I know I am going to get some flak for this post. But it’s something that I have strong opinions about and I kind of feel like, I paid for this blog, I can say what I want.
Push Presents. Who the fuck came up with this?
I had never even heard of this until a few years ago. So, basically, a push present is a gift given to a woman after she has given birth.
OK. So after the blessing of getting pregnant and carrying a baby full term and delivering it (which is the most natural thing a woman can do) and seeing that sweet little face in your arms, living and breathing, you want to get a really cool present?
For real? Isn’t that baby your present? Shouldn’t your heart be so full of joy and happiness that you have a child be more than enough? Shouldn’t the fact that you are no longer pregnant and you can eat a shit load of queso and booze again be the best present of all?
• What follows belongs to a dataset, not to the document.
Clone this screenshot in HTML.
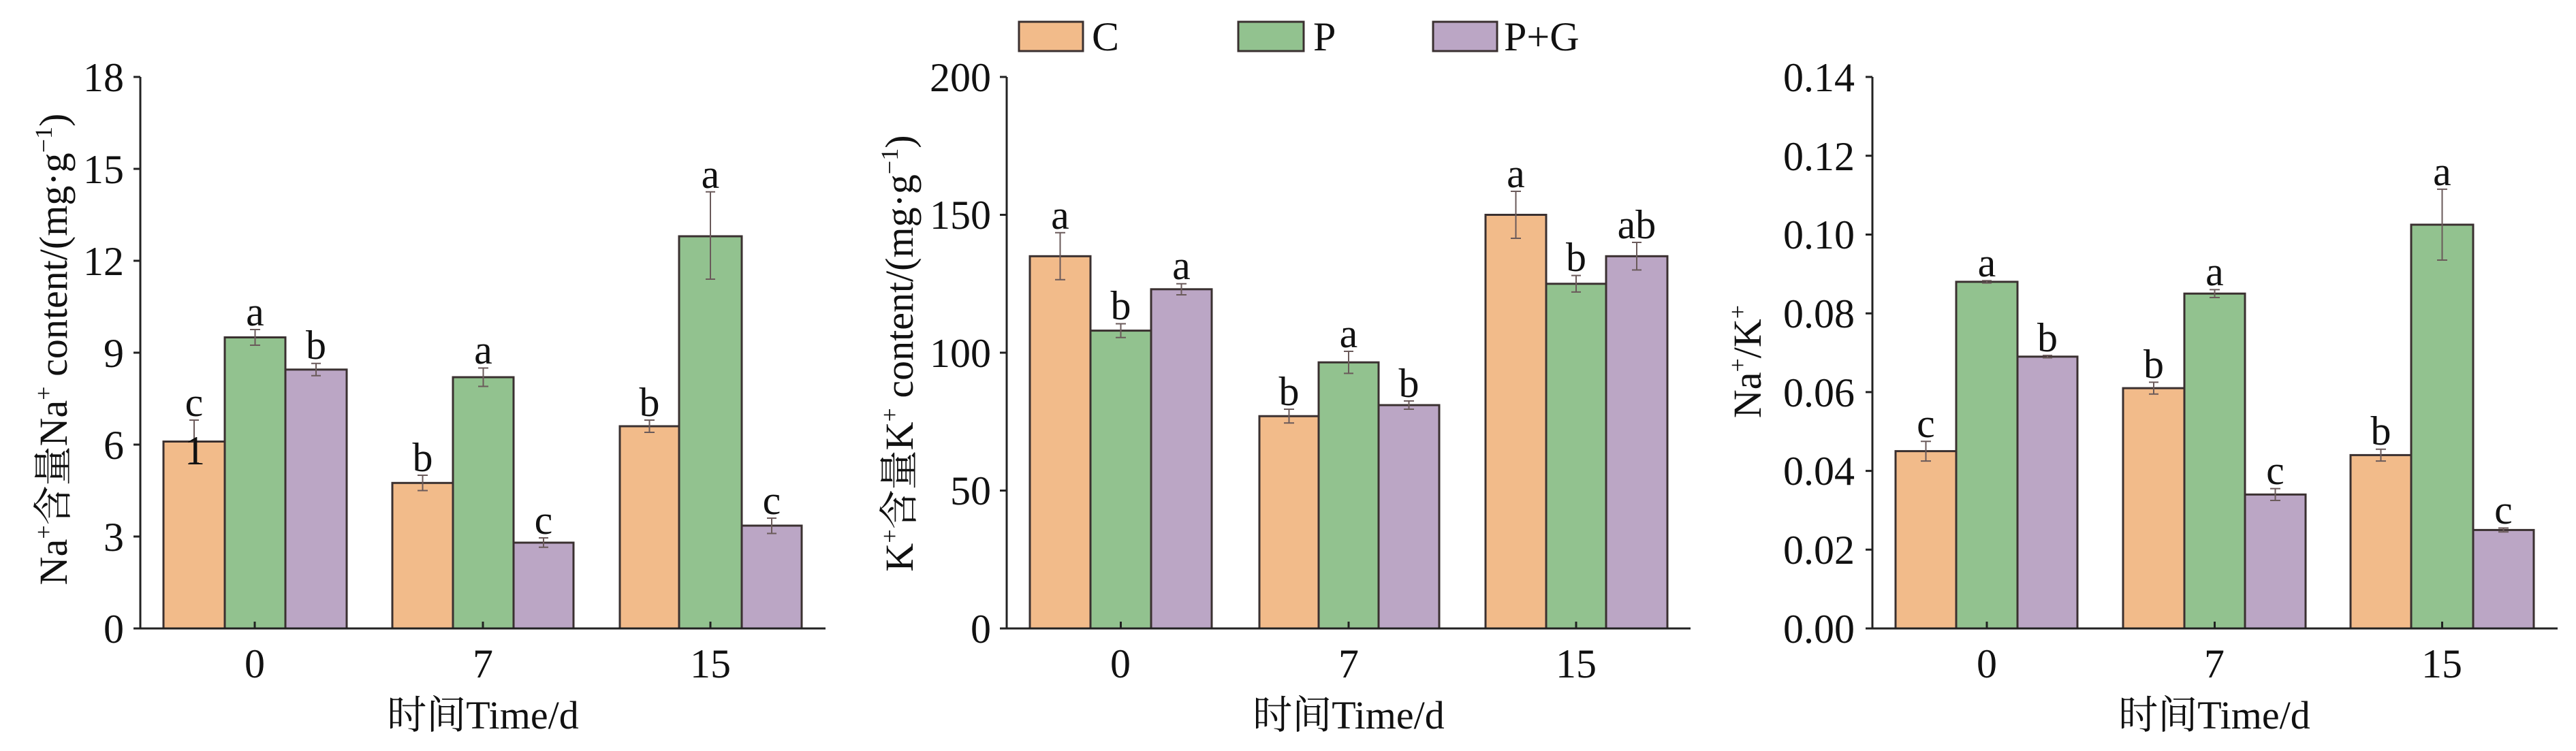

When did giving birth become something we need to expect a present for? Look, I get it, that shit is HARD. I did it three times, back to back to back. Literally 27+ months of giving up my body for a child to grow and develop inside of me. Then I pushed all three out with zero drugs. And to be honest, none of my pregnancies were planned. Two of them I was on birth control pills, one using condoms. I was sick as hell with all three, uncomfortable all the time, fat as a beached whale and over it every day. Like, white girl can’t even. But, once those little babes were put into my arms, I was compete. I did not need any sort of medal or special reward from anyone for doing what I did. A happy, HEALTHY baby was reward enough.
I think a new set of diamonds would have cheapened the adventure Matt and I had just experienced. Why do we always need to get rewarded for things that we are supposed to do? I got pregnant and it became my job to take care of myself and my body and create a safe environment for this fetus. And when it was time, it was my job to push the baby out into this world as safely as possible. IT WAS MY JOB. When I do my job at work, I get a paycheck, not a fucking necklace attached to it with a thank you from my boss, (although, since Matt is my boss, he does give me a pearl necklace every now and then if you know what I mean.) It was my job the moment I decided to be my kids’ parent (instead of swallowing that night.) Matt did not need to reward me. Yes, I gave him this gift of a child, but this gift would not have been mine without his sperm and his friskiness.
There are women out there who have tried for a long time to get pregnant. Women who carry a baby but the baby does not survive. Horrible things that women have to go through just trying to get the gift of a baby. Those women would want to, and deserve to, punch any other women who expect a fucking push present in the face. Sometimes we need to get over ourselves. This is one of those times. When someone asks me what my push presents were, I straight up laugh and give them the same response, “See those snotty, cranky, and straight up disgusting children over there? I got them. And they are simply the best gifts I ever have, and ever will receive.”